▶ _Information provided_
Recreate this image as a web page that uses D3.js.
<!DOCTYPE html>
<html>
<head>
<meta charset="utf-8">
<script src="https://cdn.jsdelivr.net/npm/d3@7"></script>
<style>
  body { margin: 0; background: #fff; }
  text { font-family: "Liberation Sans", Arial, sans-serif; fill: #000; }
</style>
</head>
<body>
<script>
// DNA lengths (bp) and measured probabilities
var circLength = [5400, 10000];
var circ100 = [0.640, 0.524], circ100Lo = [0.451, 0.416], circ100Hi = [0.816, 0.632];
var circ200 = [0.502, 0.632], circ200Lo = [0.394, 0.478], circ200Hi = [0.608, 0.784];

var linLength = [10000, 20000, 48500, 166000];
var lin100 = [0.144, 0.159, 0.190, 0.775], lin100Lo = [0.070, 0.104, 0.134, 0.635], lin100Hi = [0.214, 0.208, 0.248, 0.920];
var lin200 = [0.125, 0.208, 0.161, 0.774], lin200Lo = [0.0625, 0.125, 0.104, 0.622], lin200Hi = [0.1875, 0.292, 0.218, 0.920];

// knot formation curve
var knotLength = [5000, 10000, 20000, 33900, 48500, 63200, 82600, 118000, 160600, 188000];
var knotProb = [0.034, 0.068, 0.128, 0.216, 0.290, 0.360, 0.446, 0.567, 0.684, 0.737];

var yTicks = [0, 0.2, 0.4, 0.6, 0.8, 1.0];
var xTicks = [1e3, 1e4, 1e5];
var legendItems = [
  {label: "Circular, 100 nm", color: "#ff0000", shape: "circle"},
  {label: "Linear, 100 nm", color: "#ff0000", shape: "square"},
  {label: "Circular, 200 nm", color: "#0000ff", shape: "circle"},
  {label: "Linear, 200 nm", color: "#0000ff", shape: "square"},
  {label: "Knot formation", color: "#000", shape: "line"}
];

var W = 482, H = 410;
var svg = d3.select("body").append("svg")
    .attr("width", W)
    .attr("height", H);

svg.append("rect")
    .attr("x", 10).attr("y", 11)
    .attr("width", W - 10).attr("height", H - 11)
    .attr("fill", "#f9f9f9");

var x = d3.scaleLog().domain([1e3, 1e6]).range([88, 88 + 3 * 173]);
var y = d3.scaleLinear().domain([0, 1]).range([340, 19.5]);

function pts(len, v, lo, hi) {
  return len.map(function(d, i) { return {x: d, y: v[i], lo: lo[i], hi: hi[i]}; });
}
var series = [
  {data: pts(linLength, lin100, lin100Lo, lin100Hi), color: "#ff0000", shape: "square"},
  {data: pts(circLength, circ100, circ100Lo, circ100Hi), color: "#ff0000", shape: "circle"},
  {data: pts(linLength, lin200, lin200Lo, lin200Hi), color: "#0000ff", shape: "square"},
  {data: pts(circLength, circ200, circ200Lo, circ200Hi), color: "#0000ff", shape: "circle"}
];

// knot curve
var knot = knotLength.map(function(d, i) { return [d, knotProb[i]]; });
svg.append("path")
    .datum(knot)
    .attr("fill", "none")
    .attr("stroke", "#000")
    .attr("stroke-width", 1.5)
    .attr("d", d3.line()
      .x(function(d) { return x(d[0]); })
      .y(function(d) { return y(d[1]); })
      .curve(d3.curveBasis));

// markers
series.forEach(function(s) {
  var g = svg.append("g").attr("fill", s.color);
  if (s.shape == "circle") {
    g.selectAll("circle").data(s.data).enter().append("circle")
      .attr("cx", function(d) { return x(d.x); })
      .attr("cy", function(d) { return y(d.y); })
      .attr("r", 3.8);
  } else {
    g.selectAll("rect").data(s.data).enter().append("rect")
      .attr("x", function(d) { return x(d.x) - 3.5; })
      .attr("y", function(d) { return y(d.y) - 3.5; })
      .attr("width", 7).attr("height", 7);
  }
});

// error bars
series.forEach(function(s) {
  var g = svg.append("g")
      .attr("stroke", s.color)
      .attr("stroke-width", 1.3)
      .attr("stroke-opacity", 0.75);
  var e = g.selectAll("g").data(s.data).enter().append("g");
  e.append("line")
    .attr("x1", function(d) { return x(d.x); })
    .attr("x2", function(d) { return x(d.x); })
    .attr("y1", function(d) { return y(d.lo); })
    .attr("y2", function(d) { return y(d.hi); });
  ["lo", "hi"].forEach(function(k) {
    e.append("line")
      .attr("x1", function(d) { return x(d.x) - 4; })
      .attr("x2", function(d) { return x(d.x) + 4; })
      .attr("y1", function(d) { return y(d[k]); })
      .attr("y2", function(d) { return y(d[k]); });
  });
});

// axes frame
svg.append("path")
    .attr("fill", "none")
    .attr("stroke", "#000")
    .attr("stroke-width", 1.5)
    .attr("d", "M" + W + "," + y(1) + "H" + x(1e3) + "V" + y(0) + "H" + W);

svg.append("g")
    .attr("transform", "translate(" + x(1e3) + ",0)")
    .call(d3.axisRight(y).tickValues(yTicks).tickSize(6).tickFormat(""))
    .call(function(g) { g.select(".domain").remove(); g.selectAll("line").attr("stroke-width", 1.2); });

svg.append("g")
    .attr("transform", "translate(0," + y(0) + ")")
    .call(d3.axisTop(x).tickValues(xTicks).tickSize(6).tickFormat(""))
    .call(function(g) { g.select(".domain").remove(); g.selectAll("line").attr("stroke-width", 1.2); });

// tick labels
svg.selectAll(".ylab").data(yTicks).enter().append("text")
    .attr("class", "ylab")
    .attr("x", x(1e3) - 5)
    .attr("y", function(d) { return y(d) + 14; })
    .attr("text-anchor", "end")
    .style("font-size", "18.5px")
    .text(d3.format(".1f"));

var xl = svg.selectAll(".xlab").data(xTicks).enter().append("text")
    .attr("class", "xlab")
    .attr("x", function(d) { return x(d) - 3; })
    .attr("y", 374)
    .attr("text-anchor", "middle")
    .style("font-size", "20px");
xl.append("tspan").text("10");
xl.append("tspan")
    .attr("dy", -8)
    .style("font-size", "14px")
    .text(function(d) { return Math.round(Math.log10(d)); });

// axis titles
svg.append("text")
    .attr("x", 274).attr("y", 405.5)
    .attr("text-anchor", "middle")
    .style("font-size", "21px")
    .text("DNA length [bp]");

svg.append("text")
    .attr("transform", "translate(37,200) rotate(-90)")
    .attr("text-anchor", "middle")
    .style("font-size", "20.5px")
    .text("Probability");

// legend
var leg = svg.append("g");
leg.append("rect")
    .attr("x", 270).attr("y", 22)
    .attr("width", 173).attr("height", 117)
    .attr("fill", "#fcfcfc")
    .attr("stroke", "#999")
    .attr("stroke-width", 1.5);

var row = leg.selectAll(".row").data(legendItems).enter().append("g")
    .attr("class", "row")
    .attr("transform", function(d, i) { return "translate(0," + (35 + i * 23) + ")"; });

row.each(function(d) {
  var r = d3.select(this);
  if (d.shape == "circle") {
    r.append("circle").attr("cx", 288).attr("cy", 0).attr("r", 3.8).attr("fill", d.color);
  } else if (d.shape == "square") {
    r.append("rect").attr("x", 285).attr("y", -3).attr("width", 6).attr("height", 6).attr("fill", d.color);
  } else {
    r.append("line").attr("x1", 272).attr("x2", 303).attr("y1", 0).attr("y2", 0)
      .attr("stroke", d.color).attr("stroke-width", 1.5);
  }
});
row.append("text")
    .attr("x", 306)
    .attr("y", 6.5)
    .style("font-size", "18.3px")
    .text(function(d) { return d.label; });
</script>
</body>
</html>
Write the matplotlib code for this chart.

▶ _Task description_
Each record should come back exactly as written.

▶ _Correct response_
Recreate this image as a web page that uses D3.js.
<!DOCTYPE html>
<html>
<head>
<meta charset="utf-8">
<script src="https://cdn.jsdelivr.net/npm/d3@7"></script>
<style>
  body { margin: 0; background: #fff; }
  text { font-family: "Liberation Sans", Arial, sans-serif; fill: #000; }
</style>
</head>
<body>
<script>
// DNA lengths (bp) and measured probabilities
var circLength = [5400, 10000];
var circ100 = [0.640, 0.524], circ100Lo = [0.451, 0.416], circ100Hi = [0.816, 0.632];
var circ200 = [0.502, 0.632], circ200Lo = [0.394, 0.478], circ200Hi = [0.608, 0.784];

var linLength = [10000, 20000, 48500, 166000];
var lin100 = [0.144, 0.159, 0.190, 0.775], lin100Lo = [0.070, 0.104, 0.134, 0.635], lin100Hi = [0.214, 0.208, 0.248, 0.920];
var lin200 = [0.125, 0.208, 0.161, 0.774], lin200Lo = [0.0625, 0.125, 0.104, 0.622], lin200Hi = [0.1875, 0.292, 0.218, 0.920];

// knot formation curve
var knotLength = [5000, 10000, 20000, 33900, 48500, 63200, 82600, 118000, 160600, 188000];
var knotProb = [0.034, 0.068, 0.128, 0.216, 0.290, 0.360, 0.446, 0.567, 0.684, 0.737];

var yTicks = [0, 0.2, 0.4, 0.6, 0.8, 1.0];
var xTicks = [1e3, 1e4, 1e5];
var legendItems = [
  {label: "Circular, 100 nm", color: "#ff0000", shape: "circle"},
  {label: "Linear, 100 nm", color: "#ff0000", shape: "square"},
  {label: "Circular, 200 nm", color: "#0000ff", shape: "circle"},
  {label: "Linear, 200 nm", color: "#0000ff", shape: "square"},
  {label: "Knot formation", color: "#000", shape: "line"}
];

var W = 482, H = 410;
var svg = d3.select("body").append("svg")
    .attr("width", W)
    .attr("height", H);

svg.append("rect")
    .attr("x", 10).attr("y", 11)
    .attr("width", W - 10).attr("height", H - 11)
    .attr("fill", "#f9f9f9");

var x = d3.scaleLog().domain([1e3, 1e6]).range([88, 88 + 3 * 173]);
var y = d3.scaleLinear().domain([0, 1]).range([340, 19.5]);

function pts(len, v, lo, hi) {
  return len.map(function(d, i) { return {x: d, y: v[i], lo: lo[i], hi: hi[i]}; });
}
var series = [
  {data: pts(linLength, lin100, lin100Lo, lin100Hi), color: "#ff0000", shape: "square"},
  {data: pts(circLength, circ100, circ100Lo, circ100Hi), color: "#ff0000", shape: "circle"},
  {data: pts(linLength, lin200, lin200Lo, lin200Hi), color: "#0000ff", shape: "square"},
  {data: pts(circLength, circ200, circ200Lo, circ200Hi), color: "#0000ff", shape: "circle"}
];

// knot curve
var knot = knotLength.map(function(d, i) { return [d, knotProb[i]]; });
svg.append("path")
    .datum(knot)
    .attr("fill", "none")
    .attr("stroke", "#000")
    .attr("stroke-width", 1.5)
    .attr("d", d3.line()
      .x(function(d) { return x(d[0]); })
      .y(function(d) { return y(d[1]); })
      .curve(d3.curveBasis));

// markers
series.forEach(function(s) {
  var g = svg.append("g").attr("fill", s.color);
  if (s.shape == "circle") {
    g.selectAll("circle").data(s.data).enter().append("circle")
      .attr("cx", function(d) { return x(d.x); })
      .attr("cy", function(d) { return y(d.y); })
      .attr("r", 3.8);
  } else {
    g.selectAll("rect").data(s.data).enter().append("rect")
      .attr("x", function(d) { return x(d.x) - 3.5; })
      .attr("y", function(d) { return y(d.y) - 3.5; })
      .attr("width", 7).attr("height", 7);
  }
});

// error bars
series.forEach(function(s) {
  var g = svg.append("g")
      .attr("stroke", s.color)
      .attr("stroke-width", 1.3)
      .attr("stroke-opacity", 0.75);
  var e = g.selectAll("g").data(s.data).enter().append("g");
  e.append("line")
    .attr("x1", function(d) { return x(d.x); })
    .attr("x2", function(d) { return x(d.x); })
    .attr("y1", function(d) { return y(d.lo); })
    .attr("y2", function(d) { return y(d.hi); });
  ["lo", "hi"].forEach(function(k) {
    e.append("line")
      .attr("x1", function(d) { return x(d.x) - 4; })
      .attr("x2", function(d) { return x(d.x) + 4; })
      .attr("y1", function(d) { return y(d[k]); })
      .attr("y2", function(d) { return y(d[k]); });
  });
});

// axes frame
svg.append("path")
    .attr("fill", "none")
    .attr("stroke", "#000")
    .attr("stroke-width", 1.5)
    .attr("d", "M" + W + "," + y(1) + "H" + x(1e3) + "V" + y(0) + "H" + W);

svg.append("g")
    .attr("transform", "translate(" + x(1e3) + ",0)")
    .call(d3.axisRight(y).tickValues(yTicks).tickSize(6).tickFormat(""))
    .call(function(g) { g.select(".domain").remove(); g.selectAll("line").attr("stroke-width", 1.2); });

svg.append("g")
    .attr("transform", "translate(0," + y(0) + ")")
    .call(d3.axisTop(x).tickValues(xTicks).tickSize(6).tickFormat(""))
    .call(function(g) { g.select(".domain").remove(); g.selectAll("line").attr("stroke-width", 1.2); });

// tick labels
svg.selectAll(".ylab").data(yTicks).enter().append("text")
    .attr("class", "ylab")
    .attr("x", x(1e3) - 5)
    .attr("y", function(d) { return y(d) + 14; })
    .attr("text-anchor", "end")
    .style("font-size", "18.5px")
    .text(d3.format(".1f"));

var xl = svg.selectAll(".xlab").data(xTicks).enter().append("text")
    .attr("class", "xlab")
    .attr("x", function(d) { return x(d) - 3; })
    .attr("y", 374)
    .attr("text-anchor", "middle")
    .style("font-size", "20px");
xl.append("tspan").text("10");
xl.append("tspan")
    .attr("dy", -8)
    .style("font-size", "14px")
    .text(function(d) { return Math.round(Math.log10(d)); });

// axis titles
svg.append("text")
    .attr("x", 274).attr("y", 405.5)
    .attr("text-anchor", "middle")
    .style("font-size", "21px")
    .text("DNA length [bp]");

svg.append("text")
    .attr("transform", "translate(37,200) rotate(-90)")
    .attr("text-anchor", "middle")
    .style("font-size", "20.5px")
    .text("Probability");

// legend
var leg = svg.append("g");
leg.append("rect")
    .attr("x", 270).attr("y", 22)
    .attr("width", 173).attr("height", 117)
    .attr("fill", "#fcfcfc")
    .attr("stroke", "#999")
    .attr("stroke-width", 1.5);

var row = leg.selectAll(".row").data(legendItems).enter().append("g")
    .attr("class", "row")
    .attr("transform", function(d, i) { return "translate(0," + (35 + i * 23) + ")"; });

row.each(function(d) {
  var r = d3.select(this);
  if (d.shape == "circle") {
    r.append("circle").attr("cx", 288).attr("cy", 0).attr("r", 3.8).attr("fill", d.color);
  } else if (d.shape == "square") {
    r.append("rect").attr("x", 285).attr("y", -3).attr("width", 6).attr("height", 6).attr("fill", d.color);
  } else {
    r.append("line").attr("x1", 272).attr("x2", 303).attr("y1", 0).attr("y2", 0)
      .attr("stroke", d.color).attr("stroke-width", 1.5);
  }
});
row.append("text")
    .attr("x", 306)
    .attr("y", 6.5)
    .style("font-size", "18.3px")
    .text(function(d) { return d.label; });
</script>
</body>
</html>
Write the matplotlib code for this chart.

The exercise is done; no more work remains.